Speaking with a broker who understands salon equipment funding
Three Plus Me Finance works with salon owners across Australia to match equipment needs with appropriate lenders and finance structures. Whether you're replacing a few chairs in East Melbourne or fitting out a new location interstate, the process starts with understanding what you need and how the repayments fit your cashflow. Call one of our team or book an appointment at a time that works for you.
Frequently Asked Questions
Can I finance installation costs along with salon equipment?
Yes, most lenders include installation as part of the financed amount since it forms part of the total plant and equipment cost.

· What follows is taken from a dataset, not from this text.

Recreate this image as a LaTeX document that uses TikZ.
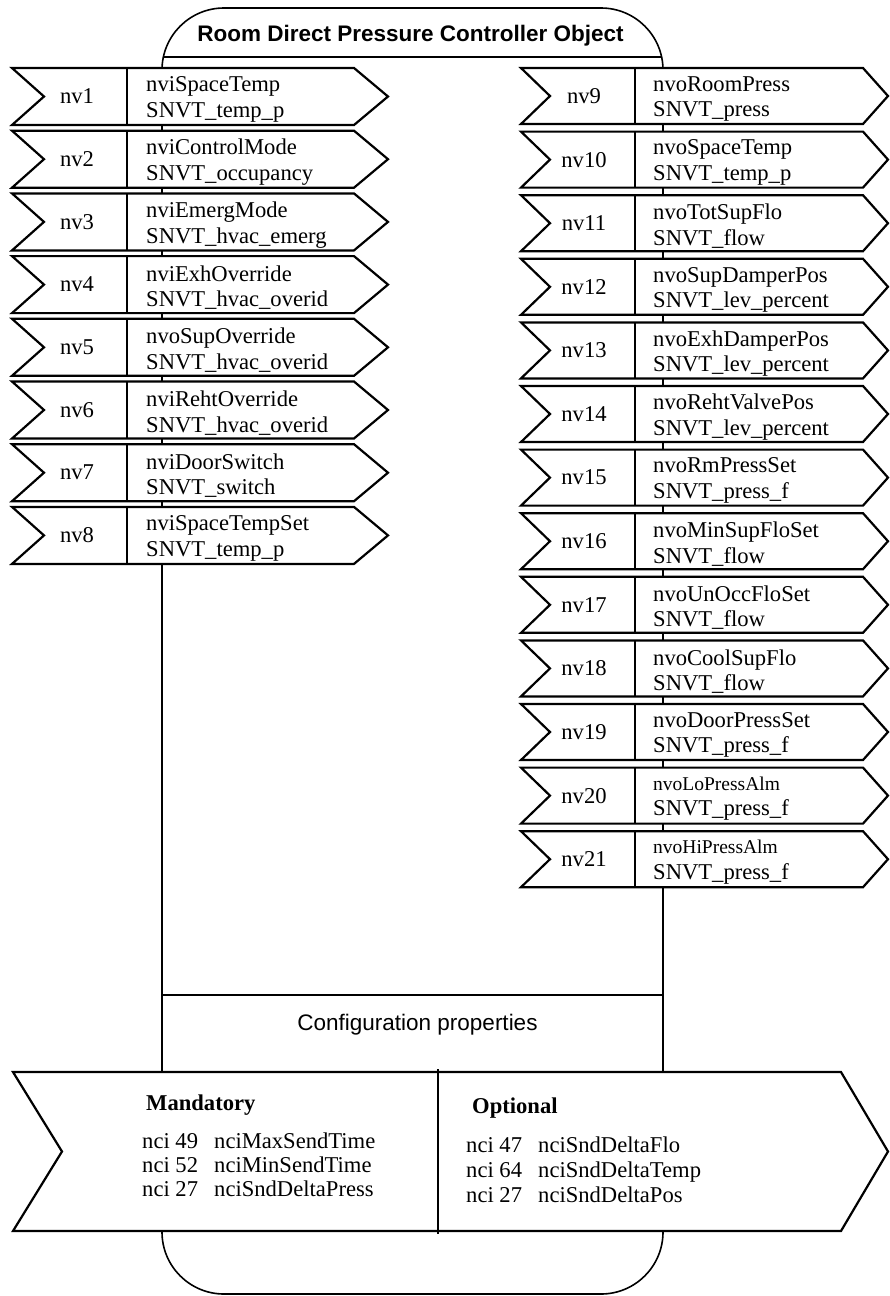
\documentclass[tikz,border=0pt]{standalone}
\usepackage{fontspec}
\setmainfont{Liberation Serif}
\setsansfont{Liberation Sans}
\newcommand\smallvar[1]{{\fontsize{19.5}{22}\selectfont #1}}
\tikzset{
  nvbox/.style={draw, line width=2.2pt, fill=white, line join=miter},
  thinline/.style={line width=1.6pt},
  lbl/.style={inner sep=0pt, font=\fontsize{22.6}{25.5}\selectfont},
  var/.style={lbl, anchor=west, align=left},
}
\begin{document}
\begin{tikzpicture}[x=1pt, y=-1pt]
  \useasboundingbox (0,0) rectangle (890,1296);

  % オブジェクトの枠
  \draw[thinline, rounded corners=62pt] (162,8) rectangle (663,1294);
  \draw[thinline] (163.4,57) -- (661.6,57);
  \node[lbl, font=\sffamily\bfseries\fontsize{22.5}{26}\selectfont, anchor=base] (title) at (410.5,41.5) {Room Direct Pressure Controller Object};

  % 入力 nv1--nv8
  \foreach \nvname/\nvtype [count=\k] in {nviSpaceTemp/SNVT\_temp\_p, nviControlMode/SNVT\_occupancy,
      nviEmergMode/SNVT\_hvac\_emerg, nviExhOverride/SNVT\_hvac\_overid, nvoSupOverride/SNVT\_hvac\_overid,
      nviRehtOverride/SNVT\_hvac\_overid, nviDoorSwitch/SNVT\_switch, nviSpaceTempSet/SNVT\_temp\_p} {
    \pgfmathsetmacro\t{68+62.7*(\k-1)}
    \draw[nvbox] (12,\t) -- (354,\t) -- (388,\t+28.5) -- (354,\t+57) -- (12,\t+57) -- (44,\t+28.5) -- cycle;
    \draw[thinline] (127,\t) -- (127,\t+57);
    \node[lbl] (nv\k) at (77,\t+28.5) {nv\k};
    \node[var] (in\k) at (146,\t+31.5) {\nvname\\\nvtype};
  }

  % 出力 nv9--nv21
  \foreach \nvname/\nvtype [count=\k from 9] in {nvoRoomPress/SNVT\_press, nvoSpaceTemp/SNVT\_temp\_p,
      nvoTotSupFlo/SNVT\_flow, nvoSupDamperPos/SNVT\_lev\_percent, nvoExhDamperPos/SNVT\_lev\_percent,
      nvoRehtValvePos/SNVT\_lev\_percent, nvoRmPressSet/SNVT\_press\_f, nvoMinSupFloSet/SNVT\_flow,
      nvoUnOccFloSet/SNVT\_flow, nvoCoolSupFlo/SNVT\_flow, nvoDoorPressSet/SNVT\_press\_f,
      \smallvar{nvoLoPressAlm}/SNVT\_press\_f, \smallvar{nvoHiPressAlm}/SNVT\_press\_f} {
    \pgfmathsetmacro\t{68+63.6*(\k-9)}
    \draw[nvbox] (521,\t) -- (863,\t) -- (888,\t+28) -- (863,\t+56) -- (521,\t+56) -- (550,\t+28) -- cycle;
    \draw[thinline] (635,\t) -- (635,\t+56);
    \node[lbl] (nv\k) at (584,\t+28) {nv\k};
    \node[var] (out\k) at (653,\t+31) {\nvname\\\nvtype};
  }

  % 構成プロパティ
  \draw[line width=1.3pt] (162,995) -- (663,995);
  \node[lbl, font=\sffamily\fontsize{22.5}{26}\selectfont, anchor=base] (cfg) at (417.5,1030) {Configuration properties};

  % 下の矢印
  \draw[nvbox] (13,1072) -- (841,1072) -- (888,1151.5) -- (841,1231) -- (13,1231) -- (62,1151.5) -- cycle;
  \draw[thinline] (438,1069) -- (438,1234);
  \node[lbl, font=\bfseries\fontsize{22.6}{25.5}\selectfont, anchor=base west] (mand) at (146,1110) {Mandatory};
  \foreach \n/\nciname/\y [count=\k] in {49/nciMaxSendTime/1148, 52/nciMinSendTime/1172, 27/nciSndDeltaPress/1196} {
    \node[lbl, anchor=base west] (mn\k) at (142,\y) {nci \n};
    \node[lbl, anchor=base west] (mv\k) at (214,\y) {\nciname};
  }
  \node[lbl, font=\bfseries\fontsize{22.6}{25.5}\selectfont, anchor=base west] (opt) at (472,1113) {Optional};
  \foreach \n/\nciname/\y [count=\k] in {47/nciSndDeltaFlo/1152, 64/nciSndDeltaTemp/1177, 27/nciSndDeltaPos/1202} {
    \node[lbl, anchor=base west] (on\k) at (466,\y) {nci \n};
    \node[lbl, anchor=base west] (ov\k) at (538,\y) {\nciname};
  }
\end{tikzpicture}
\end{document}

This applies to plumbing for basins, electrical work for dryers, and similar setup expenses.
What's the minimum trading history needed to finance salon equipment?
Most lenders prefer at least six months of trading history with consistent revenue. Startups may qualify with relevant industry experience and a detailed business plan, though terms and deposits may differ.
How does a chattel mortgage differ from hire purchase for salon equipment?
A chattel mortgage gives you immediate ownership with the equipment as loan security, while hire purchase transfers ownership only after final payment. Both offer fixed monthly repayments but differ in tax treatment and balance sheet impact.
What equipment can't be financed through standard salon equipment loans?
Most standard salon items qualify, but highly customised or specialised equipment with limited resale value may need larger deposits. Lenders prefer equipment with clear secondary markets like chairs, basins, processors, and standard IT systems.
How do tax deductions work when financing salon equipment?
Depending on the finance structure, repayments may be tax deductible as operating expenses rather than capital purchases. Your accountant will confirm whether your specific arrangement qualifies for immediate deductions or depreciation claims.